- PROBLEM TO SOLVE:
Below is a listing to write out in full, exactly as given, without its pictures.

- EXERCISE MATERIAL:
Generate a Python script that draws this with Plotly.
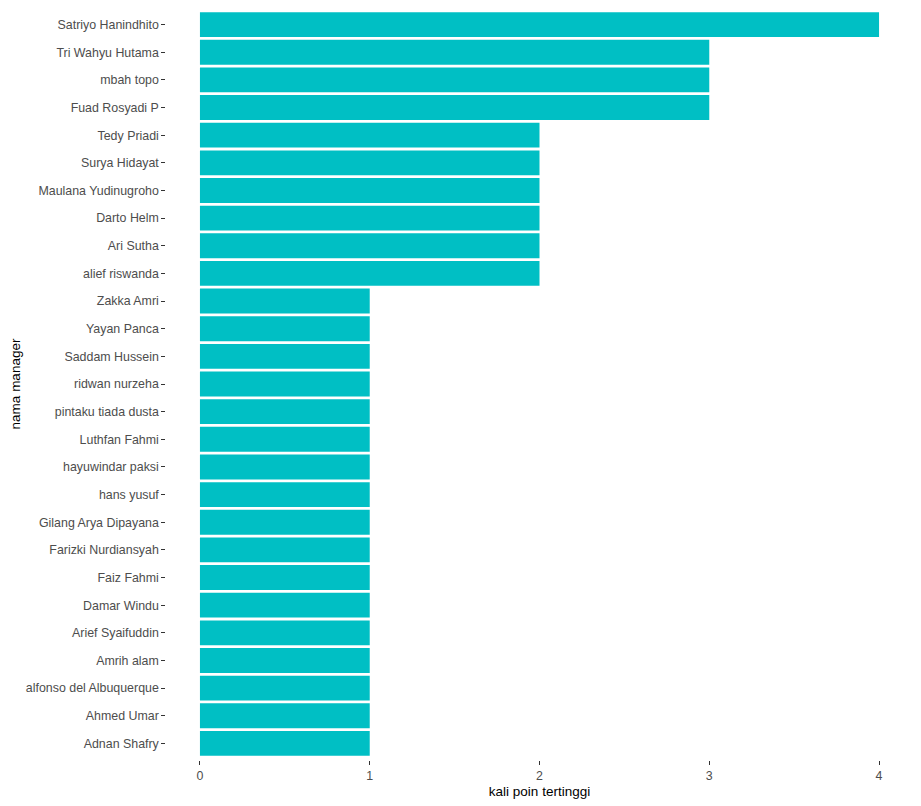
import plotly.graph_objects as go

managers = ['Satriyo Hanindhito', 'Tri Wahyu Hutama', 'mbah topo', 'Fuad Rosyadi P',
            'Tedy Priadi', 'Surya Hidayat', 'Maulana Yudinugroho', 'Darto Helm',
            'Ari Sutha', 'alief riswanda', 'Zakka Amri', 'Yayan Panca',
            'Saddam Hussein', 'ridwan nurzeha', 'pintaku tiada dusta', 'Luthfan Fahmi',
            'hayuwindar paksi', 'hans yusuf', 'Gilang Arya Dipayana', 'Farizki Nurdiansyah',
            'Faiz Fahmi', 'Damar Windu', 'Arief Syaifuddin', 'Amrih alam',
            'alfonso del Albuquerque', 'Ahmed Umar', 'Adnan Shafry']
top_counts = [4, 3, 3, 3,
              2, 2, 2, 2, 2, 2,
              1, 1, 1, 1, 1, 1, 1, 1, 1, 1, 1, 1, 1, 1, 1, 1, 1]
x_ticks = [0, 1, 2, 3, 4]

font = 'Liberation Sans, Arial, sans-serif'

fig = go.Figure()
fig.add_trace(go.Bar(
    x=top_counts,
    y=managers,
    orientation='h',
    width=0.9,
    marker=dict(color='#00BFC4', line=dict(width=0)),
))

# page body has an 8px margin, so the figure is shifted a bit up/left
fig.update_layout(
    width=921,
    height=806,
    margin=dict(l=158, r=16, t=0, b=54),
    paper_bgcolor='white',
    plot_bgcolor='white',
    showlegend=False,
    xaxis=dict(
        range=[-0.2, 4.2],
        tickvals=x_ticks,
        ticks='outside',
        ticklen=3.7,
        tickcolor='#333333',
        tickfont=dict(family=font, size=12.4, color='#4d4d4d'),
        showgrid=False,
        zeroline=False,
        showline=False,
        title=dict(text='kali poin tertinggi', font=dict(family=font, size=13.5, color='black'),
                   standoff=4),
    ),
    yaxis=dict(
        categoryorder='array',
        categoryarray=managers,
        range=[len(managers) - 0.4, -0.6],
        ticks='outside',
        ticklen=3.7,
        tickcolor='#333333',
        tickfont=dict(family=font, size=12.4, color='#4d4d4d'),
        showgrid=False,
        zeroline=False,
        showline=False,
        title=dict(text='nama manager', font=dict(family=font, size=13.5, color='black'),
                   standoff=3),
    ),
)

fig.write_html('out.html')
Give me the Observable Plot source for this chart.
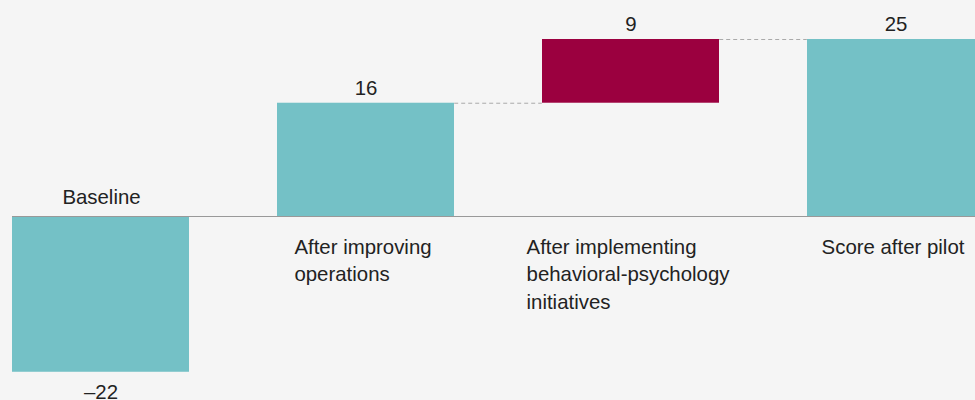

- RESULT OF THE TASK:
Generate a Python script that draws this with Plotly.
import plotly.graph_objects as go

managers = ['Satriyo Hanindhito', 'Tri Wahyu Hutama', 'mbah topo', 'Fuad Rosyadi P',
            'Tedy Priadi', 'Surya Hidayat', 'Maulana Yudinugroho', 'Darto Helm',
            'Ari Sutha', 'alief riswanda', 'Zakka Amri', 'Yayan Panca',
            'Saddam Hussein', 'ridwan nurzeha', 'pintaku tiada dusta', 'Luthfan Fahmi',
            'hayuwindar paksi', 'hans yusuf', 'Gilang Arya Dipayana', 'Farizki Nurdiansyah',
            'Faiz Fahmi', 'Damar Windu', 'Arief Syaifuddin', 'Amrih alam',
            'alfonso del Albuquerque', 'Ahmed Umar', 'Adnan Shafry']
top_counts = [4, 3, 3, 3,
              2, 2, 2, 2, 2, 2,
              1, 1, 1, 1, 1, 1, 1, 1, 1, 1, 1, 1, 1, 1, 1, 1, 1]
x_ticks = [0, 1, 2, 3, 4]

font = 'Liberation Sans, Arial, sans-serif'

fig = go.Figure()
fig.add_trace(go.Bar(
    x=top_counts,
    y=managers,
    orientation='h',
    width=0.9,
    marker=dict(color='#00BFC4', line=dict(width=0)),
))

# page body has an 8px margin, so the figure is shifted a bit up/left
fig.update_layout(
    width=921,
    height=806,
    margin=dict(l=158, r=16, t=0, b=54),
    paper_bgcolor='white',
    plot_bgcolor='white',
    showlegend=False,
    xaxis=dict(
        range=[-0.2, 4.2],
        tickvals=x_ticks,
        ticks='outside',
        ticklen=3.7,
        tickcolor='#333333',
        tickfont=dict(family=font, size=12.4, color='#4d4d4d'),
        showgrid=False,
        zeroline=False,
        showline=False,
        title=dict(text='kali poin tertinggi', font=dict(family=font, size=13.5, color='black'),
                   standoff=4),
    ),
    yaxis=dict(
        categoryorder='array',
        categoryarray=managers,
        range=[len(managers) - 0.4, -0.6],
        ticks='outside',
        ticklen=3.7,
        tickcolor='#333333',
        tickfont=dict(family=font, size=12.4, color='#4d4d4d'),
        showgrid=False,
        zeroline=False,
        showline=False,
        title=dict(text='nama manager', font=dict(family=font, size=13.5, color='black'),
                   standoff=3),
    ),
)

fig.write_html('out.html')
Give me the Observable Plot source for this chart.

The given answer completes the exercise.